Cover Crops for Late Summer and Early Fall
Cover Crop Seeding Rate Comments
for 100 Sq. Ft.
Oats 4 pounds Medium growth rate dies in winter
Field Peas 5 pounds Fixes nitrogen; outcompetes weeds dies in winter
Oilseed Radish 1 pound Fast growth rate; breaks compacting dies in winter
Winter Rye 4 pounds Fast grower; can be planted late
Annual Ryegrass 1 pound Fast growing dies in winter
Winter Wheat 2 pounds Fast growing; not for low pH soil

Which cover crop is best for your garden depends on your needs. While some cover crops should be planted early in the growing season, cool-season cover crops are planted in late summer to early fall, early enough so that they establish some growth before winter.

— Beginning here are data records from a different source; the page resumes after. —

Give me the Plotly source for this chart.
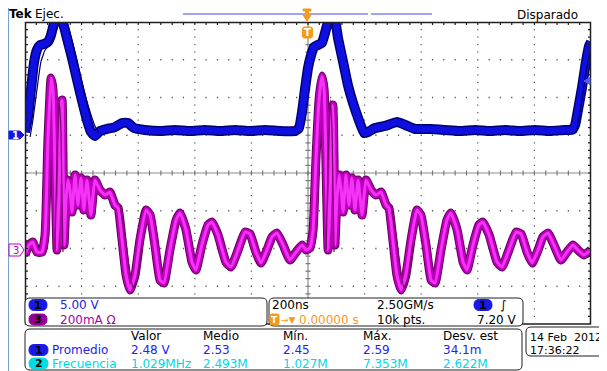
import plotly.graph_objects as go

# ---------------- data (time in ns, CH1 in V, CH3 in mA) ----------------
ch1_t = [-1000, -990, -979, -968, -958, -947, -933, -919, -908, -898, -887, -873, -862, -852,
         -834, -816, -799, -781, -767, -753, -735, -710, -682, -657, -636, -615, -576, -523,
         -470, -417, -364, -311, -258, -205, -152, -99, -46, -32, -21, -11, 0, 11, 21, 35, 49,
         60, 71, 81, 95, 106, 124, 141, 159, 177, 198, 212, 237, 272, 315, 343, 378, 431, 484,
         537, 590, 643, 696, 749, 802, 855, 908, 933, 944, 954, 968, 982, 993, 1000]
ch1_v = [0.43, 2.29, 5.99, 9.70, 11.29, 11.96, 12.09, 12.35, 13.28, 14.74, 15.40, 15.40, 14.34, 12.88,
         10.23, 7.32, 4.67, 2.02, 0.43, -0.10, 0.56, 0.83, 1.09, 1.62, 1.62, 0.96, 0.70, 0.56,
         0.70, 0.56, 0.70, 0.56, 0.70, 0.56, 0.70, 0.56, 0.56, 0.96, 3.08, 5.99, 8.91, 10.63, 11.69, 11.96, 12.22,
         13.55, 15.0, 15.40, 15.27, 12.88, 9.70, 6.66, 4.27, 2.29, 0.30, 0.43, 0.96, 1.23, 1.75, 1.36, 0.83, 0.83, 0.70,
         0.56, 0.70, 0.56, 0.70, 0.56, 0.70, 0.56, 0.70, 0.70, 1.36, 3.34, 6.26, 9.70, 11.82, 12.35]

ch1_ghost_t = [-982, -972, -958, -944, -929, -912, -894, -880, -862, -852, -834, -813, -792, -770, -753, -739,
               None, 947, 961, 975, 989, 1000]
ch1_ghost_v = [-0.23, 2.02, 5.99, 9.70, 11.29, 11.96, 13.28, 15.0, 15.40, 15.0, 12.62, 9.30, 5.99, 3.08, 1.23, 0.30,
               None, 0.30, 3.08, 6.52, 9.70, 11.29]

ch3_t = [-1000, -986, -972, -958, -940, -929, -919, -908, -901, -894, -887, -880, -873, -869, -866, -862,
         -855, -848, -841, -834, -823, -813, -802, -792, -781, -767, -753, -735, -717, -700, -682, -671,
         -657, -643, -629, -611, -594, -572, -558, -541, -523, -509, -488, -466, -452, -431, -410, -396,
         -375, -353, -339, -318, -290, -272, -247, -223, -205, -184, -166, -145, -127, -110, -88, -64,
         -42, -21, -7, 7, 18, 28, 39, 49, 57, 64, 71, 78, 85, 88, 92, 95,
         102, 110, 117, 124, 134, 145, 155, 166, 177, 191, 205, 223, 240, 258, 276, 286,
         300, 314, 329, 346, 364, 385, 399, 417, 435, 449, 470, 491, 505, 527, 548, 562,
         583, 604, 618, 640, 668, 686, 710, 735, 753, 774, 792, 813, 830, 848, 869, 894,
         915, 936, 954, 975, 1000]
ch3_ma = [-34, 19, 34, -19, -19, 72, 575, 903, 840, 416, -8, 257, 760, 787, 522, 19,
          257, 363, 310, 193, 389, 230, 374, 204, 363, 177, 363, 310, 283, 299, 230, 215,
          45, -140, -220, -140, 45, 204, 177, 19, -167, -183, -8, 151, 188, 98, -72, -114,
          19, 125, 140, 72, -72, -98, -8, 87, 77, -19, -77, -8, 61, 82, 19, -61,
          -19, 19, -8, 3, 98, 469, 787, 914, 840, 416, -8, 257, 734, 760, 469, 19,
          257, 389, 310, 193, 389, 230, 374, 204, 363, 177, 363, 310, 283, 299, 230, 215,
          45, -140, -220, -140, 45, 204, 177, 19, -167, -183, -8, 151, 188, 98, -72, -114,
          19, 125, 140, 72, -72, -98, -8, 87, 77, -19, -77, -8, 61, 82, 19, -61,
          -19, 19, -8, -34, -8]

ch3_ghost_t = [-894, -887, -880, -873, -866, None, -664, -647, -633, -618, -604, -587, None,
               64, 71, 78, 85, 92, None, 293, 311, 325, 339, 353, 371]
ch3_ghost_ma = [-8, 469, 787, 628, -19, None, 230, 72, -87, -209, -167, 19, None,
                -8, 469, 787, 628, -19, None, 230, 72, -87, -209, -167, 19]

ch_scale_labels = ["5.00 V", "200mA \u03a9"]
timebase_labels = ["200ns", "2.50GM/s", "10k pts.", "7.20 V"]
trigger_pos_label = "0.00000 s"
meas_headers = ["Valor", "Medio", "M\u00edn.", "M\u00e1x.", "Desv. est"]
meas_row1_name = "Promedio"
meas_row1 = ["2.48 V", "2.53", "2.45", "2.59", "34.1m"]
meas_row2_name = "Frecuencia"
meas_row2 = ["1.029MHz", "2.493M", "1.027M", "7.353M", "2.622M"]
date_lines = ["14 Feb  2012", "17:36:22"]

# ---------------- layout geometry (coordinates given in screenshot pixels) ----------------
OFF = 8                      # page body margin
W, H = 607 - OFF, 371 - OFF
PL, PT, PR, PB = 25, 22, 591, 324   # plot area in screenshot pixels
L, T = PL - OFF, PT - OFF
R, B = 607 - PR, 371 - PB
PW, PH = PR - PL, PB - PT
NX, NY = 10, 8               # graticule divisions


def X(px):
    return (px - PL) / PW


def Y(py):
    return (PB - py) / PH


FONT = "DejaVu Sans"
BLUE_TXT = "rgb(35,35,235)"
PURPLE_TXT = "rgb(165,0,165)"
CYAN_TXT = "rgb(0,215,225)"
ORANGE = "rgb(245,155,25)"
FRAME = "#202020"
GRID = "#555555"

fig = go.Figure()

# CH1 (blue) persistence band on the primary y axis (5 V/div, ground 1 div above centre)
for w, c in [(10, "rgb(0,0,115)"), (7, "rgb(15,15,225)")]:
    fig.add_trace(go.Scatter(x=ch1_t, y=ch1_v, mode="lines", xaxis="x", yaxis="y",
                             line=dict(color=c, width=w, shape="spline", smoothing=0.4),
                             hoverinfo="skip", showlegend=False))
fig.add_trace(go.Scatter(x=ch1_ghost_t, y=ch1_ghost_v, mode="lines", xaxis="x", yaxis="y",
                         line=dict(color="rgb(0,0,110)", width=1.2, shape="spline", smoothing=0.4),
                         hoverinfo="skip", showlegend=False, connectgaps=False))
# CH3 (magenta) persistence band (200 mA/div, ground 2 div below centre)
for w, c in [(9, "rgb(100,0,90)"), (7, "rgb(190,0,190)"), (3, "rgb(245,50,245)")]:
    fig.add_trace(go.Scatter(x=ch3_t, y=ch3_ma, mode="lines", xaxis="x", yaxis="y2",
                             line=dict(color=c, width=w, shape="spline", smoothing=0.4),
                             hoverinfo="skip", showlegend=False))
fig.add_trace(go.Scatter(x=ch3_ghost_t, y=ch3_ghost_ma, mode="lines", xaxis="x", yaxis="y2",
                         line=dict(color="rgb(120,0,110)", width=1.2, shape="spline", smoothing=0.4),
                         hoverinfo="skip", showlegend=False, connectgaps=False))

fig.update_layout(
    width=W, height=H,
    margin=dict(l=L, r=R, t=T, b=B, pad=0),
    paper_bgcolor="white", plot_bgcolor="rgba(0,0,0,0)",
    showlegend=False,
    xaxis=dict(range=[-1000, 1000], showgrid=False, zeroline=False, showline=False,
               ticks="", showticklabels=False),
    yaxis=dict(range=[-25, 15], showgrid=False, zeroline=False, showline=False,
               ticks="", showticklabels=False),
    yaxis2=dict(range=[-400, 1200], overlaying="y", visible=False),
)

shapes = []
annots = []


def path_shape(p, color, w=1, layer="above", dash="solid", fill="rgba(0,0,0,0)"):
    shapes.append(dict(type="path", path=p, xref="paper", yref="paper", fillcolor=fill,
                       line=dict(color=color, width=w, dash=dash), layer=layer))


def seg(x0, y0, x1, y1):
    return f"M {X(x0):.5f},{Y(y0):.5f} L {X(x1):.5f},{Y(y1):.5f} "


def rrect(x0, y0, x1, y1, r, fill="white", line=FRAME, lw=1):
    p = (f"M {X(x0 + r)},{Y(y0)} L {X(x1 - r)},{Y(y0)} Q {X(x1)},{Y(y0)} {X(x1)},{Y(y0 + r)} "
         f"L {X(x1)},{Y(y1 - r)} Q {X(x1)},{Y(y1)} {X(x1 - r)},{Y(y1)} "
         f"L {X(x0 + r)},{Y(y1)} Q {X(x0)},{Y(y1)} {X(x0)},{Y(y1 - r)} "
         f"L {X(x0)},{Y(y0 + r)} Q {X(x0)},{Y(y0)} {X(x0 + r)},{Y(y0)} Z")
    path_shape(p, line, lw, "above", fill=fill)


def text(x, y, s, color="black", size=12, anchor="left", bold=False):
    dx = {"left": -2, "right": 2, "center": 0}[anchor]
    annots.append(dict(x=X(x + dx), y=Y(y), xref="paper", yref="paper",
                       text=(f"<b>{s}</b>" if bold else s),
                       showarrow=False, xanchor=anchor, yanchor="middle",
                       font=dict(family=FONT, size=size, color=color)))


def poly(pts, fill, line=None, lw=1):
    p = "M " + " L ".join(f"{X(a)},{Y(b)}" for a, b in pts) + " Z"
    path_shape(p, line or fill, lw, "above", fill=fill)


# ---------- graticule (decoration) ----------
CX, CY = (PL + PR) / 2, (PT + PB) / 2
dx_min, dy_min = PW / (NX * 5), PH / (NY * 5)
# grid dots: small tick-like dashes at every minor division on each major line
dots = ""
for i in range(1, NX):
    if i == NX // 2:
        continue
    xx = PL + i * PW / NX
    for j in range(1, NY * 5):
        yy = PT + j * dy_min
        dots += seg(xx - 0.6, yy, xx + 0.6, yy)
for j in range(1, NY):
    if j == NY // 2:
        continue
    yy = PT + j * PH / NY
    for i in range(1, NX * 5):
        xx = PL + i * dx_min
        dots += seg(xx - 0.6, yy, xx + 0.6, yy)
path_shape(dots, GRID, 1.3, "below")
path_shape(seg(PL, CY, PR, CY) + seg(CX, PT, CX, PB), "#8c8c8c", 1.2, "below")
cticks = "".join(seg(PL + i * dx_min, CY - 2.5, PL + i * dx_min, CY + 2.5) for i in range(1, NX * 5))
cticks += "".join(seg(CX - 2.5, PT + j * dy_min, CX + 2.5, PT + j * dy_min) for j in range(1, NY * 5))
path_shape(cticks, "#7a7a7a", 1.2, "below")
fticks = "".join(seg(PL + i * dx_min, PT, PL + i * dx_min, PT + 3) for i in range(1, NX * 5))
fticks += "".join(seg(PL, PT + j * dy_min, PL + 3, PT + j * dy_min) + seg(PR - 3, PT + j * dy_min, PR, PT + j * dy_min)
                  for j in range(1, NY * 5))
path_shape(fticks, FRAME, 1.2, "above")
shapes.append(dict(type="rect", xref="paper", yref="paper", x0=X(PL + 0.5), x1=X(PR - 0.5),
                   y0=Y(PB), y1=Y(PT + 0.5), line=dict(color=FRAME, width=1.5),
                   fillcolor="rgba(0,0,0,0)", layer="above"))

# outer light-blue bezel
path_shape(seg(8, 2, 8, 371) + seg(7, 3, 607, 3), "rgb(120,160,210)", 2)
# top labels
text(9, 14, "Tek", size=12, bold=True)
text(35, 14, "Ejec.", size=12)
text(578, 15, "Disparado", size=12, anchor="right")
# record-view bar
path_shape(seg(183, 14, 368, 14) + seg(371, 14, 432, 14), "rgb(70,70,235)", 1.2)
# trigger position marker (top)
poly([(303, 9), (311, 9), (311, 11), (308.5, 11), (308.5, 15), (311, 15), (307, 21), (303, 15),
      (305.5, 15), (305.5, 11), (303, 11)], ORANGE)
rrect(302.5, 27, 312.5, 38, 2, fill=ORANGE, line=ORANGE)
text(307.5, 32.5, "T", color="white", size=10, anchor="center", bold=True)
# channel ground markers (left)
poly([(9, 131), (20, 131), (24, 135), (20, 139), (9, 139)], "rgb(20,20,230)")
text(15, 135, "1", color="white", size=10, anchor="center", bold=True)
poly([(9, 244), (20, 244), (24, 250), (20, 256), (9, 256)], "white", line="rgb(190,0,190)", lw=1)
text(15.5, 250, "3", color="rgb(190,0,190)", size=10, anchor="center")
# trigger level marker (right)
poly([(584, 81), (590, 77.5), (590, 84.5)], "rgb(90,90,240)")

# ---------- readout boxes ----------
rrect(25, 298, 267, 326, 5)
rrect(269, 298, 523, 326, 5)
rrect(25, 329, 522, 370, 5)
rrect(526, 327, 615, 356, 5)


def pill(x0, x1, yc, fill, label, tcolor="black"):
    rrect(x0, yc - 5.5, x1, yc + 5.5, 5.4, fill=fill, line=fill)
    text((x0 + x1) / 2, yc, label, color=tcolor, size=11, anchor="center", bold=True)


# channel scale box
pill(29, 47, 305, "rgb(25,25,230)", "1")
text(60, 305, ch_scale_labels[0], color=BLUE_TXT)
pill(29, 47, 319.5, "rgb(150,0,150)", "3")
text(60, 319.5, ch_scale_labels[1], color=PURPLE_TXT)

# timebase box
text(272, 305, timebase_labels[0])
rrect(270, 314, 279, 325, 2, fill=ORANGE, line=ORANGE)
text(274.5, 319.5, "T", color="white", size=9, anchor="center", bold=True)
text(281, 319.5, "\u2192\u25bc", color=ORANGE, size=9)
text(299, 319.5, trigger_pos_label, color=ORANGE)
text(377, 305, timebase_labels[1])
text(377, 319.5, timebase_labels[2])
pill(474, 492, 305, "rgb(25,25,230)", "1")
text(503, 305, "\u222b", size=12, anchor="center")
text(517, 319.5, timebase_labels[3], anchor="right")

# measurement box
cols = [131, 203, 283, 363, 443]
for cx, h in zip(cols, meas_headers):
    text(cx, 336, h)
pill(29, 48, 350, "rgb(25,25,230)", "1")
text(52, 350, meas_row1_name, color=BLUE_TXT)
for cx, v in zip(cols, meas_row1):
    text(cx, 350, v, color=BLUE_TXT)
pill(29, 48, 363.5, "rgb(0,220,225)", "2")
text(52, 363.5, meas_row2_name, color=CYAN_TXT)
for cx, v in zip(cols, meas_row2):
    text(cx, 363.5, v, color=CYAN_TXT)

# date box
text(530, 337, date_lines[0], size=11)
text(530, 351, date_lines[1], size=11)

fig.update_layout(shapes=shapes, annotations=annots)
fig.write_html("out.html")
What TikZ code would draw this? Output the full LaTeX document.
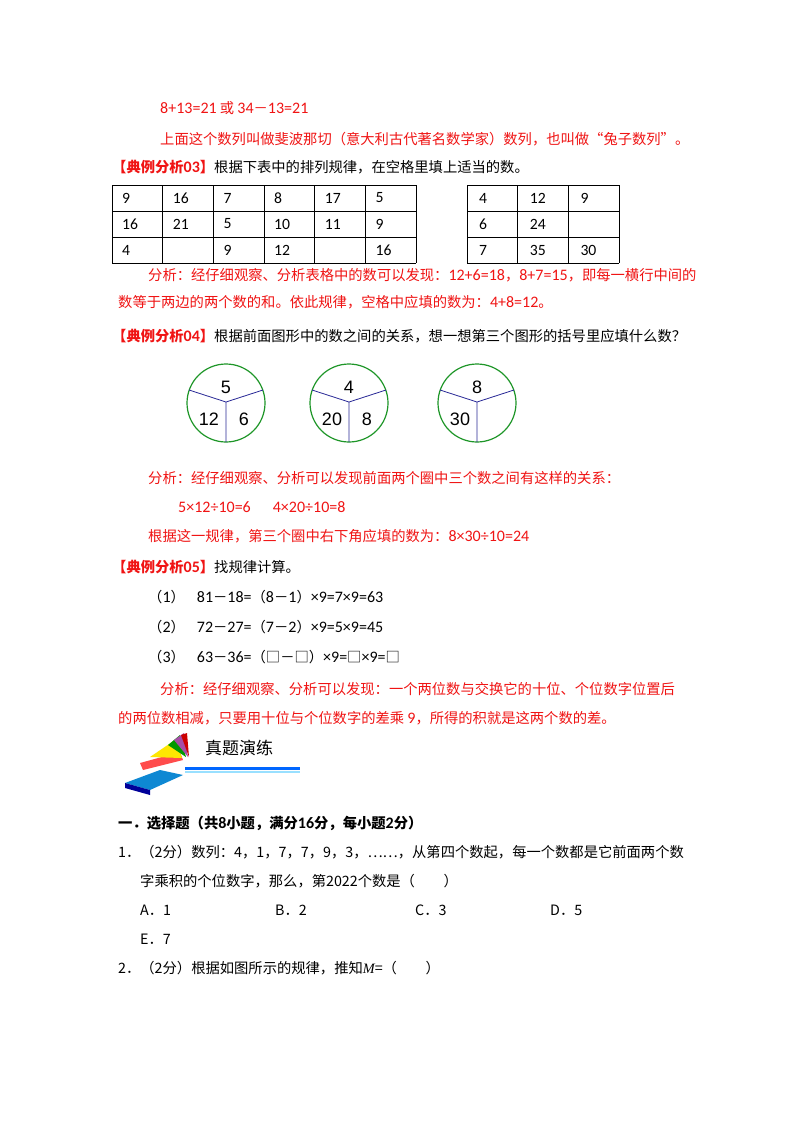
\documentclass[tikz,border=0pt]{standalone}
\usepackage{fontspec}
\setmainfont{Noto Sans CJK SC}
\newfontfamily\lat[Scale=1.12]{Carlito}
\newfontfamily\arl{Liberation Sans}
\definecolor{rd}{RGB}{240,20,20}
\definecolor{gr}{RGB}{30,150,40}
\definecolor{bl}{RGB}{40,40,150}
\begin{document}
\begin{tikzpicture}[x=1pt,y=-1pt,
 t/.style={anchor=west,inner sep=0,font=\fontsize{14.3}{14}\selectfont},
 r/.style={t,text=rd},
 c/.style={font=\fontsize{14}{14}\selectfont\lat,inner sep=0},
 n/.style={font=\fontsize{18}{18}\selectfont\arl,inner sep=0}]
\useasboundingbox[fill=white] (0,0) rectangle (800,1132);
\node[r] (l1) at (160,108) {{\lat 8+13=21} 或 {\lat 34}－{\lat 13=21}};
\node[r] (l2) at (160,139) {上面这个数列叫做斐波那切（意大利古代著名数学家）数列，也叫做“兔子数列”。};
\node[t] (l3) at (112,167) {\textcolor{rd}{\bfseries 【典例分析{\lat 03}】}根据下表中的排列规律，在空格里填上适当的数。};
% tables
\foreach \j in {0,...,3} \draw[thick] (112,185+26*\j) -- (416,185+26*\j);
\foreach \i in {0,...,6} \draw[thick] (112+50.67*\i,185) -- (112+50.67*\i,263);
\foreach \i/\a/\b/\c in {0/9/16/4,1/16/21/,2/7/5/9,3/8/10/12,4/17/11/,5/5/9/16}{
 \node[c,anchor=west] (a\i) at (112+50.67*\i+10,198) {\a};
 \node[c,anchor=west] (b\i) at (112+50.67*\i+10,224) {\b};
 \node[c,anchor=west] (d\i) at (112+50.67*\i+10,250) {\c};}
\foreach \j in {0,...,3} \draw[thick] (467,185+26*\j) -- (619,185+26*\j);
\foreach \i in {0,...,3} \draw[thick] (467+50.67*\i,185) -- (467+50.67*\i,263);
\foreach \i/\a/\b/\c in {0/4/6/7,1/12/24/35,2/9//30}{
 \node[c,anchor=west] (e\i) at (467+50.67*\i+12,198) {\a};
 \node[c,anchor=west] (f\i) at (467+50.67*\i+12,224) {\b};
 \node[c,anchor=west] (g\i) at (467+50.67*\i+12,250) {\c};}
\node[r] (l4) at (148,275) {分析：经仔细观察、分析表格中的数可以发现：{\lat 12+6=18}，{\lat 8+7=15}，即每一横行中间的};
\node[r] (l5) at (118,302) {数等于两边的两个数的和。依此规律，空格中应填的数为：{\lat 4+8=12}。};
\node[t] (l6) at (112,336) {\textcolor{rd}{\bfseries 【典例分析{\lat 04}】}根据前面图形中的数之间的关系，想一想第三个图形的括号里应填什么数？};
% circles
\foreach \x/\p/\q/\s [count=\k] in {226/5/12/6,349/4/20/8,477/8/30/}{
 \draw[gr,line width=1.2pt] (\x,403) circle (39);
 \coordinate (o\k) at (\x,402);
 \draw[bl,line width=0.8pt] (o\k) -- ++(-37,-12) (o\k) -- ++(37,-12) (o\k) -- ++(0,40);
 \node[n] (p\k) at (\x,387) {\p};
 \node[n] (q\k) at (\x-17,419) {\q};
 \node[n] (s\k) at (\x+18,419) {\s};}
\node[r] (l7) at (148,478) {分析：经仔细观察、分析可以发现前面两个圈中三个数之间有这样的关系：};
\node[r] (l8) at (178,507) {\lat 5×12÷10=6\hspace{22pt}4×20÷10=8};
\node[r] (l9) at (148,536) {根据这一规律，第三个圈中右下角应填的数为：{\lat 8×30÷10=24}};
\node[t] (l10) at (112,567) {\textcolor{rd}{\bfseries 【典例分析{\lat 05}】}找规律计算。};
\node[t] (m1) at (148,597) {（{\lat 1}）\hspace{12pt}{\lat 81}－{\lat 18=}（{\lat 8}－{\lat 1}）{\lat ×9=7×9=63}};
\node[t] (m2) at (148,627) {（{\lat 2}）\hspace{12pt}{\lat 72}－{\lat 27=}（{\lat 7}－{\lat 2}）{\lat ×9=5×9=45}};
\node[t] (m3) at (148,657) {（{\lat 3}）\hspace{12pt}{\lat 63}－{\lat 36=}（□－□）{\lat ×9=}□{\lat ×9=}□};
\node[r] (l11) at (160,689) {分析：经仔细观察、分析可以发现：一个两位数与交换它的十位、个位数字位置后};
\node[r] (l12) at (118,718) {的两位数相减，只要用十位与个位数字的差乘 {\lat 9}，所得的积就是这两个数的差。};
% icon
\fill[blue!60!cyan] (185,767) rectangle (300,770);
\fill[blue!30!cyan!40] (185,771) rectangle (300,772.5);
\fill[red!70] (140,763) -- (180,752) -- (183,760) -- (143,770) -- cycle;
\fill[yellow!90!orange] (150,757) -- (175,740) -- (182,758) -- cycle;
\fill[green!60!black] (168,745) -- (180,735) -- (186,757) -- cycle;
\fill[violet!70] (174,740) -- (184,733) -- (188,757) -- cycle;
\fill[red!80!black] (181,735) -- (187,733) -- (189,757) -- cycle;
\fill[cyan!70!blue] (125,783) -- (160,770) -- (183,775) -- (150,790) -- cycle;
\fill[blue!60!black] (125,783) -- (150,790) -- (150,795) -- (125,788) -- cycle;
\node[t,font=\fontsize{17}{17}\selectfont] (h) at (205,748) {真题演练};
\node[t] (s1) at (118,823) {\bfseries 一．选择题（共{\lat 8}小题，满分{\lat 16}分，每小题{\lat 2}分）};
\node[t] (q1) at (118,852) {1．（2分）数列：4，1，7，7，9，3，……，从第四个数起，每一个数都是它前面两个数};
\node[t] (q1b) at (140,881) {字乘积的个位数字，那么，第2022个数是（\quad\quad）};
\node[t] (oa) at (140,910) {A．1};
\node[t] (ob) at (275,910) {B．2};
\node[t] (oc) at (415,910) {C．3};
\node[t] (od) at (550,910) {D．5};
\node[t] (oe) at (140,939) {E．7};
\node[t] (q2) at (118,968) {2．（2分）根据如图所示的规律，推知{\fontspec{Liberation Serif}\itshape M}=（\quad\quad）};
\end{tikzpicture}
\end{document}
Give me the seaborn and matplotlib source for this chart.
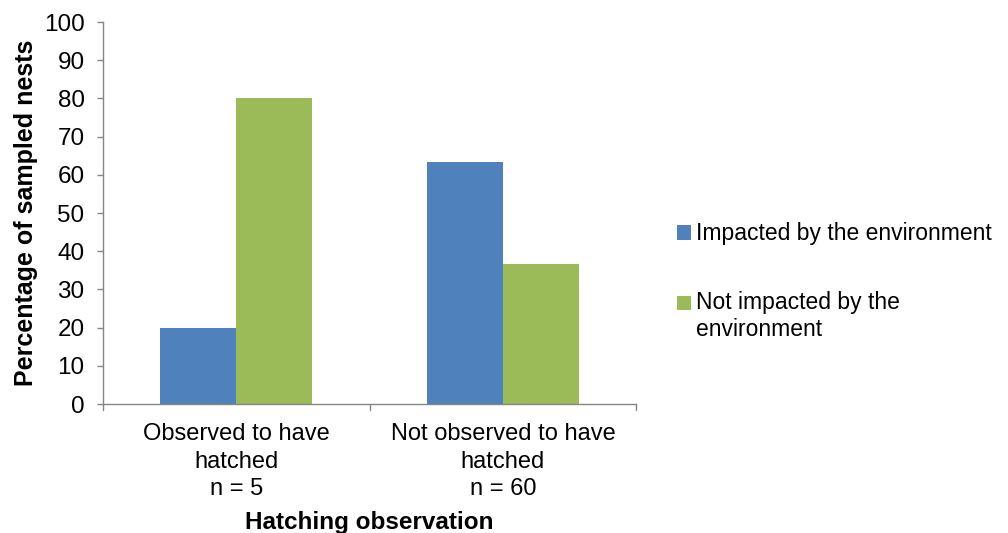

Some crops will be killed by freezing temperatures, while others will go dormant for winter and begin growing again in spring. Those that are killed by freezing, such as oats, are good for use in areas where you will do an early spring planting of cool-season vegetables. If warm-season vegetables will be planted, cover crops, such as winter rye, which will resume growth in spring, may be a good choice.

To get the most from your cover crop, mow or till the plants before they flower to keep them from storing nutrients in their seeds and to prevent self-seeding in your garden. After working the plants into your soil, allow at least a couple of weeks for them to decompose before planting your vegetable crops.